- **Records with drawing code**
## Start

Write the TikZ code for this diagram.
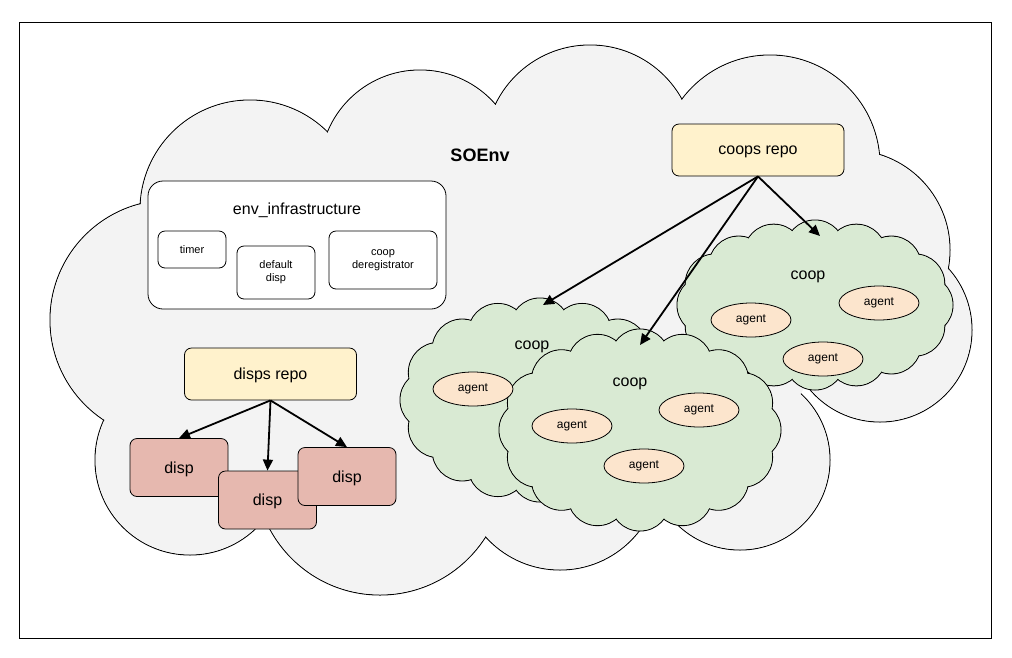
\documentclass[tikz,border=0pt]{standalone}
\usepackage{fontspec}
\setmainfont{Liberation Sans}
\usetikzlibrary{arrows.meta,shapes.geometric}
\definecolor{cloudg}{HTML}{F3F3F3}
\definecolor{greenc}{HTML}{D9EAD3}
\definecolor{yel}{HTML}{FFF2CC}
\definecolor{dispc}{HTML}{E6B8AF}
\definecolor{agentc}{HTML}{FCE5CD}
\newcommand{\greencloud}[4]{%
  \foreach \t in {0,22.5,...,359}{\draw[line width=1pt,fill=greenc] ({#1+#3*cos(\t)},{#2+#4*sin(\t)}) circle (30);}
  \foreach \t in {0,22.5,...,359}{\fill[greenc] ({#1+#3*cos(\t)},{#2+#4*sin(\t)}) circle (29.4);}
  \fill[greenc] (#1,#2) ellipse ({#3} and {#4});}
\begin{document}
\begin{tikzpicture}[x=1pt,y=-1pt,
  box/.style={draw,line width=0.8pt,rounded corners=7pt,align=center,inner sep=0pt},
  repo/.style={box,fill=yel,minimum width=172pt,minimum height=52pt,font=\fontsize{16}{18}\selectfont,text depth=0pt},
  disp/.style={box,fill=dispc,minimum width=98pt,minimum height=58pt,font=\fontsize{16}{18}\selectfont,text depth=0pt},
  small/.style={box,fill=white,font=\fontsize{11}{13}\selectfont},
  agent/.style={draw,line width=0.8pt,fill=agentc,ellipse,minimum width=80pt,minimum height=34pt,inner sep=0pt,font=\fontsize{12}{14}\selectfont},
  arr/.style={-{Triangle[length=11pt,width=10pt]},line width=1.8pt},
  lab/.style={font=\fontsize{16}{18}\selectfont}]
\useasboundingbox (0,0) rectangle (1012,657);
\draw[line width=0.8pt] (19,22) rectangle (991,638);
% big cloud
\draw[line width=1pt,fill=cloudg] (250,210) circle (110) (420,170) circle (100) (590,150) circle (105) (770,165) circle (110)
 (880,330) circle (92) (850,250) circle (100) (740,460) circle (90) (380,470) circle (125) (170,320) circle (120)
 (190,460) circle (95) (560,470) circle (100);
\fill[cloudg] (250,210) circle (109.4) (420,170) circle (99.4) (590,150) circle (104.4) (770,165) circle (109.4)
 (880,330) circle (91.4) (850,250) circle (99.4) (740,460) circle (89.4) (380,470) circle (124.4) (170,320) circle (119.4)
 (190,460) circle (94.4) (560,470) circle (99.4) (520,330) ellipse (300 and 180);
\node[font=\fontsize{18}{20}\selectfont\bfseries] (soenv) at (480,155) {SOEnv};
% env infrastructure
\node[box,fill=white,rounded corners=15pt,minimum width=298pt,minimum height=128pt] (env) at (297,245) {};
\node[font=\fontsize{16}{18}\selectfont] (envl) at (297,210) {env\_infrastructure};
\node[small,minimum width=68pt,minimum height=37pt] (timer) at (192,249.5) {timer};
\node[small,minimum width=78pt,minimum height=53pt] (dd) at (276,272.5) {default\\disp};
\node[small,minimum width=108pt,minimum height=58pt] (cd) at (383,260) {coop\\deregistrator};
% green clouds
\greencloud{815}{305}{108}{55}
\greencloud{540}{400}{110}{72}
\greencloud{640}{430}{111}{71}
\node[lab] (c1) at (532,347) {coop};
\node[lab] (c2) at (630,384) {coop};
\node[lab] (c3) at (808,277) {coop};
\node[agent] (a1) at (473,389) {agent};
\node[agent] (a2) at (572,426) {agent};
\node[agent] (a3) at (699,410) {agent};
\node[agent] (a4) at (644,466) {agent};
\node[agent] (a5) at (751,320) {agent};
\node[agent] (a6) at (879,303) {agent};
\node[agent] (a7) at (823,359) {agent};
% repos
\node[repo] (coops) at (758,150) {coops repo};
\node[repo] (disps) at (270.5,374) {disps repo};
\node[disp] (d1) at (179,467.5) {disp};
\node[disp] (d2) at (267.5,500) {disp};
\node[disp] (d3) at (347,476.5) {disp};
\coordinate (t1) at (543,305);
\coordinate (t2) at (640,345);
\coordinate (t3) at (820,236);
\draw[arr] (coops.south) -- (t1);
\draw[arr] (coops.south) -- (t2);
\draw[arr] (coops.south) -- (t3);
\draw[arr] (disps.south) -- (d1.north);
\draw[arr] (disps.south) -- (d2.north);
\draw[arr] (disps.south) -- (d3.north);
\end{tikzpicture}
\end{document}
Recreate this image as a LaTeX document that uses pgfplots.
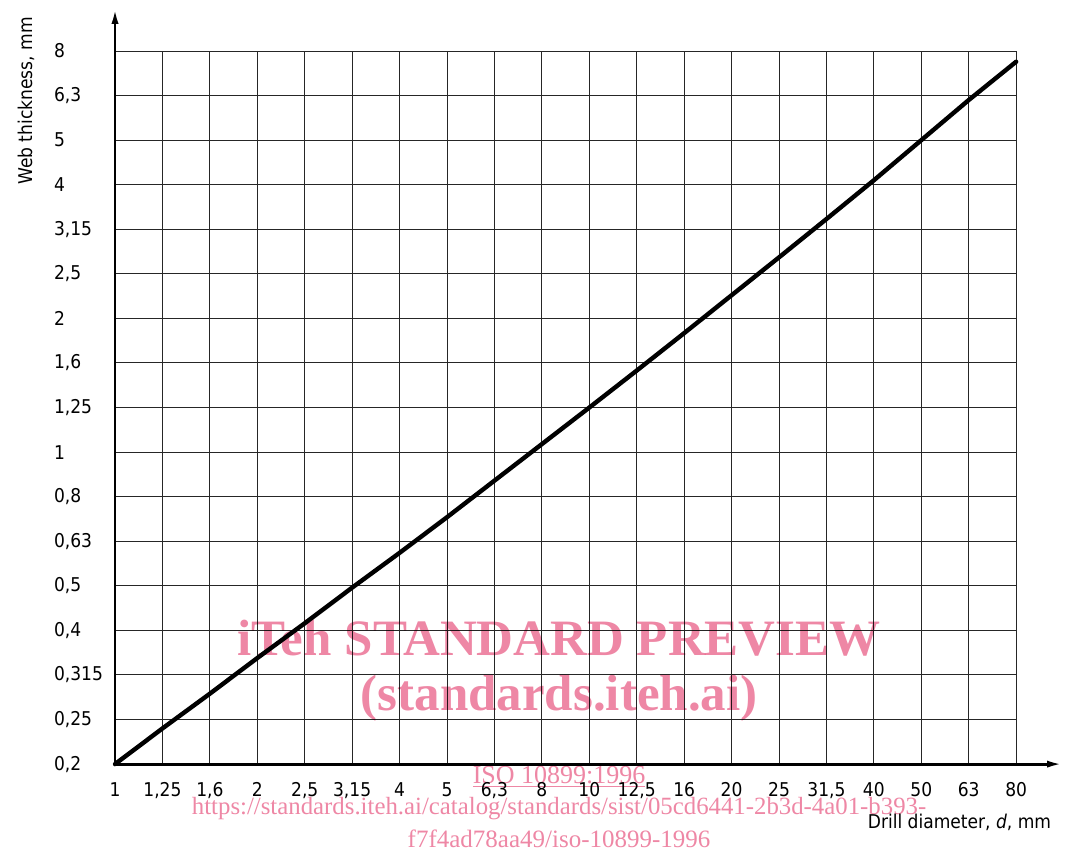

## End

- **TASK BRIEF**
Your task is to collect every line above that contains the word "this".

- **WRITTEN RESPONSE**
Write the TikZ code for this diagram.
Recreate this image as a LaTeX document that uses pgfplots.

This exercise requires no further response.